According to the report U.S. Rep. Frank Guinta has promised local fishermen he’d work across party lines to develop a game plan to try to save the already endangered commercial fishing industry. He said that he realized during his campaign the commercial fishing industry in New Hampshire is in crisis.
Guinta came to hear the concerns of fishermen from Seabrook, Hampton and Portsmouth who have seen their incomes slashed to fractions of what they once earned. He mentioned that the shortening of shrimp season adds to the financial burden resulting from restrictions on groundfishing established by federal regulators at the National Oceanic and Atmospheric Agency and the National Marine Fisheries Service.
Bob Campbell, manager of Yankee Fisherman’s, said that the new regulations caused fishing revenues to be reduced by about half. Guinta said that new regulations now restrict the number of pounds they can catch. The pound allocation is determined by regulators based on fishermen’s recorded catch from 1996 through 2006. The local fishermen said that formula may work well for large fishing concerns, but it’s devastating for small businessmen like themselves.

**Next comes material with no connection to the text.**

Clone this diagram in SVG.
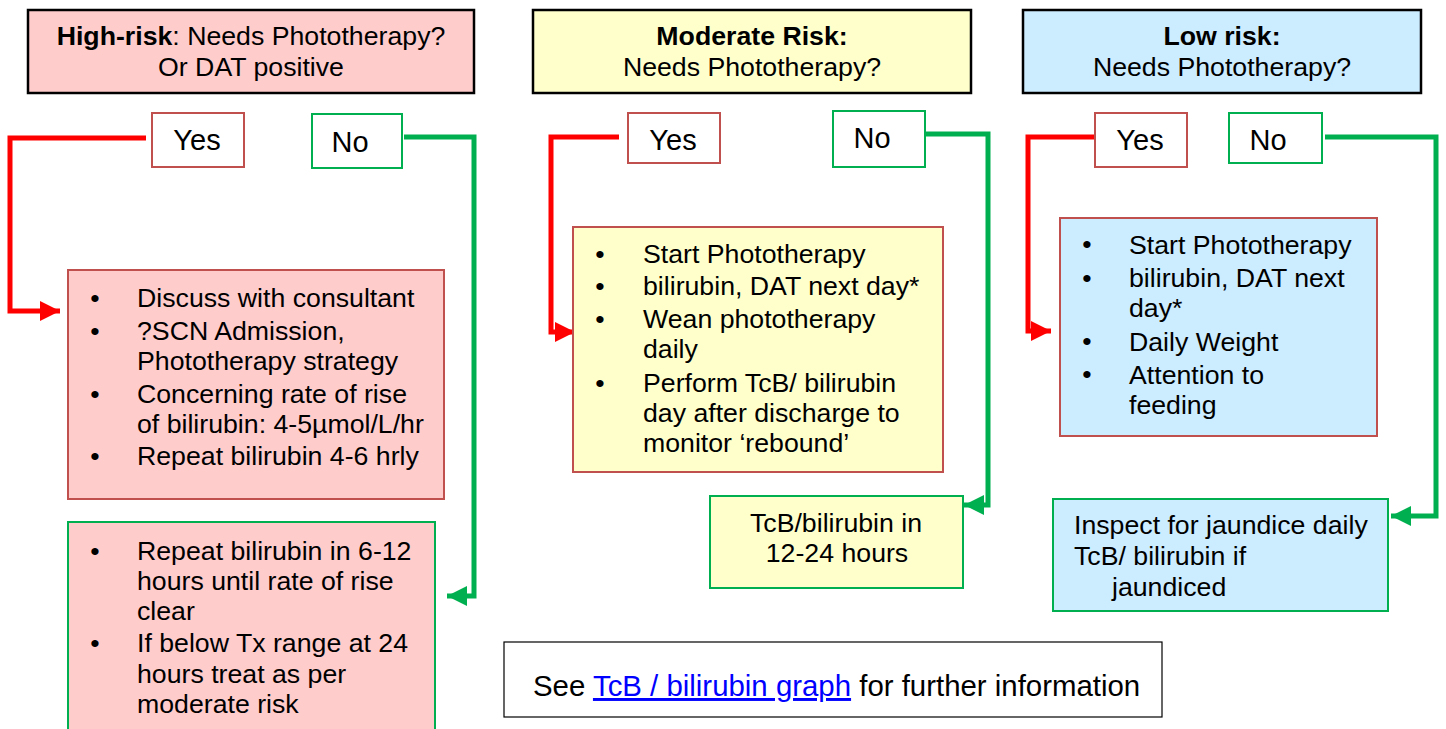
<svg xmlns="http://www.w3.org/2000/svg" width="1446" height="729" viewBox="0 0 1446 729">
<style>
text{font-family:"Liberation Sans",Arial,sans-serif;fill:#000;}
.t{font-size:26.7px;}
.yn{font-size:29px;}
.b{font-weight:bold;}
.hdr{stroke:#000;stroke-width:2.5;}
.rbox{stroke:#C0504D;stroke-width:2;}
.gbox{stroke:#00B050;stroke-width:2;}
.pink{fill:#FFCCCC;}
.yel{fill:#FFFFCC;}
.blue{fill:#CCECFF;}
.wh{fill:#FFFFFF;}
.red{fill:none;stroke:#FF0000;stroke-width:5;}
.grn{fill:none;stroke:#00B050;stroke-width:5;}
</style>
<defs>
<marker id="ar" markerUnits="userSpaceOnUse" markerWidth="20" markerHeight="20" viewBox="0 0 18 18" refX="18" refY="9" orient="auto">
<path d="M0,0 L18,9 L0,18 Z" fill="#FF0000"/>
</marker>
<marker id="ag" markerUnits="userSpaceOnUse" markerWidth="20" markerHeight="20" viewBox="0 0 18 18" refX="18" refY="9" orient="auto">
<path d="M0,0 L18,9 L0,18 Z" fill="#00B050"/>
</marker>
</defs>
<rect width="1446" height="729" fill="#FFFFFF"/>
<g id="connectors">
<path class="red" d="M146,138 H10 V311 H60" marker-end="url(#ar)"/>
<path class="grn" d="M404,137 H474 V596 H447" marker-end="url(#ag)"/>
<path class="red" d="M619,137 H551 V332 H575" marker-end="url(#ar)"/>
<path class="grn" d="M926,134 H988 V505 H964" marker-end="url(#ag)"/>
<path class="red" d="M1095,137 H1028 V331 H1051" marker-end="url(#ar)"/>
<path class="grn" d="M1325,137 H1436 V516 H1391" marker-end="url(#ag)"/>
</g>
<g id="high-header">
<rect class="hdr pink" x="28" y="10" width="446" height="83"/>
<text class="t" x="251" y="45" text-anchor="middle"><tspan class="b">High-risk</tspan>: Needs Phototherapy?</text>
<text class="t" x="251" y="76" text-anchor="middle">Or DAT positive</text>
</g>
<g id="high-yes">
<rect class="rbox wh" x="152" y="113" width="92" height="54"/>
<text class="yn" x="197" y="150" text-anchor="middle">Yes</text>
</g>
<g id="high-no">
<rect class="gbox wh" x="312" y="114" width="90" height="54"/>
<text class="yn" x="350" y="152" text-anchor="middle">No</text>
</g>
<g id="high-yes-action">
<rect class="rbox pink" x="68" y="270" width="376" height="229"/>
<text class="t" x="95" y="307" text-anchor="middle">•</text>
<text class="t" x="95" y="340" text-anchor="middle">•</text>
<text class="t" x="95" y="403" text-anchor="middle">•</text>
<text class="t" x="95" y="465" text-anchor="middle">•</text>
<text class="t" x="137" y="307">Discuss with consultant</text>
<text class="t" x="137" y="340">?SCN Admission,</text>
<text class="t" x="137" y="370">Phototherapy strategy</text>
<text class="t" x="137" y="403">Concerning rate of rise</text>
<text class="t" x="137" y="433">of bilirubin: 4-5µmol/L/hr</text>
<text class="t" x="137" y="465">Repeat bilirubin 4-6 hrly</text>
</g>
<g id="high-no-action">
<rect class="gbox pink" x="68" y="522" width="367" height="220"/>
<text class="t" x="95" y="560" text-anchor="middle">•</text>
<text class="t" x="95" y="652" text-anchor="middle">•</text>
<text class="t" x="137" y="560">Repeat bilirubin in 6-12</text>
<text class="t" x="137" y="590">hours until rate of rise</text>
<text class="t" x="137" y="620">clear</text>
<text class="t" x="137" y="652">If below Tx range at 24</text>
<text class="t" x="137" y="683">hours treat as per</text>
<text class="t" x="137" y="713">moderate risk</text>
</g>
<g id="moderate-header">
<rect class="hdr yel" x="533" y="10" width="438" height="83"/>
<text class="t b" x="752" y="45" text-anchor="middle">Moderate Risk:</text>
<text class="t" x="752" y="76" text-anchor="middle">Needs Phototherapy?</text>
</g>
<g id="moderate-yes">
<rect class="rbox wh" x="628" y="113" width="92" height="50"/>
<text class="yn" x="673" y="150" text-anchor="middle">Yes</text>
</g>
<g id="moderate-no">
<rect class="gbox wh" x="833" y="111" width="92" height="56"/>
<text class="yn" x="872" y="148" text-anchor="middle">No</text>
</g>
<g id="moderate-yes-action">
<rect class="rbox yel" x="573" y="227" width="370" height="245"/>
<text class="t" x="600" y="263" text-anchor="middle">•</text>
<text class="t" x="600" y="295" text-anchor="middle">•</text>
<text class="t" x="600" y="328" text-anchor="middle">•</text>
<text class="t" x="600" y="392" text-anchor="middle">•</text>
<text class="t" x="643" y="263">Start Phototherapy</text>
<text class="t" x="643" y="295">bilirubin, DAT next day*</text>
<text class="t" x="643" y="328">Wean phototherapy</text>
<text class="t" x="643" y="358">daily</text>
<text class="t" x="643" y="392">Perform TcB/ bilirubin</text>
<text class="t" x="643" y="422">day after discharge to</text>
<text class="t" x="643" y="452">monitor ‘rebound’</text>
</g>
<g id="moderate-no-action">
<rect class="gbox yel" x="710" y="496" width="253" height="92"/>
<text class="t" x="836" y="532" text-anchor="middle">TcB/bilirubin in</text>
<text class="t" x="837" y="562" text-anchor="middle">12-24 hours</text>
</g>
<g id="low-header">
<rect class="hdr blue" x="1023" y="10" width="398" height="83"/>
<text class="t b" x="1222" y="45" text-anchor="middle">Low risk:</text>
<text class="t" x="1222" y="76" text-anchor="middle">Needs Phototherapy?</text>
</g>
<g id="low-yes">
<rect class="rbox wh" x="1095" y="113" width="92" height="54"/>
<text class="yn" x="1140" y="150" text-anchor="middle">Yes</text>
</g>
<g id="low-no">
<rect class="gbox wh" x="1229" y="113" width="93" height="50"/>
<text class="yn" x="1268" y="150" text-anchor="middle">No</text>
</g>
<g id="low-yes-action">
<rect class="rbox blue" x="1060" y="218" width="317" height="218"/>
<text class="t" x="1087" y="253" text-anchor="middle">•</text>
<text class="t" x="1087" y="287" text-anchor="middle">•</text>
<text class="t" x="1087" y="350" text-anchor="middle">•</text>
<text class="t" x="1087" y="383" text-anchor="middle">•</text>
<text class="t" x="1129" y="254">Start Phototherapy</text>
<text class="t" x="1129" y="287">bilirubin, DAT next</text>
<text class="t" x="1129" y="317">day*</text>
<text class="t" x="1129" y="351">Daily Weight</text>
<text class="t" x="1129" y="384">Attention to</text>
<text class="t" x="1129" y="414">feeding</text>
</g>
<g id="low-no-action">
<rect class="gbox blue" x="1053" y="499" width="335" height="112"/>
<text class="t" x="1074" y="534">Inspect for jaundice daily</text>
<text class="t" x="1074" y="565">TcB/ bilirubin if</text>
<text class="t" x="1112" y="596">jaundiced</text>
</g>
<g id="see-graph">
<rect x="504" y="642" width="658" height="75" fill="#FFFFFF" stroke="#000" stroke-width="1.2"/>
<text x="533" y="696" style="font-size:29.4px">See <tspan fill="#0000FF" text-decoration="underline" style="fill:#0000FF">TcB / bilirubin graph</tspan> for further information</text>
</g>
</svg>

Neal Pike, president of Yankee Fisherman’s Cooperative, said that during the 10-year period from the mid-1990s to the mid-2000s, many fishermen believed regulators who told them not to be shortsighted by overfishing local waters. New Hampshire Fish and Game Chief Doug Grout, one of New Hampshire’s three commissioners on the Atlantic States Marine Fisheries Commission, said that the change in the allocation system has been a very difficult process.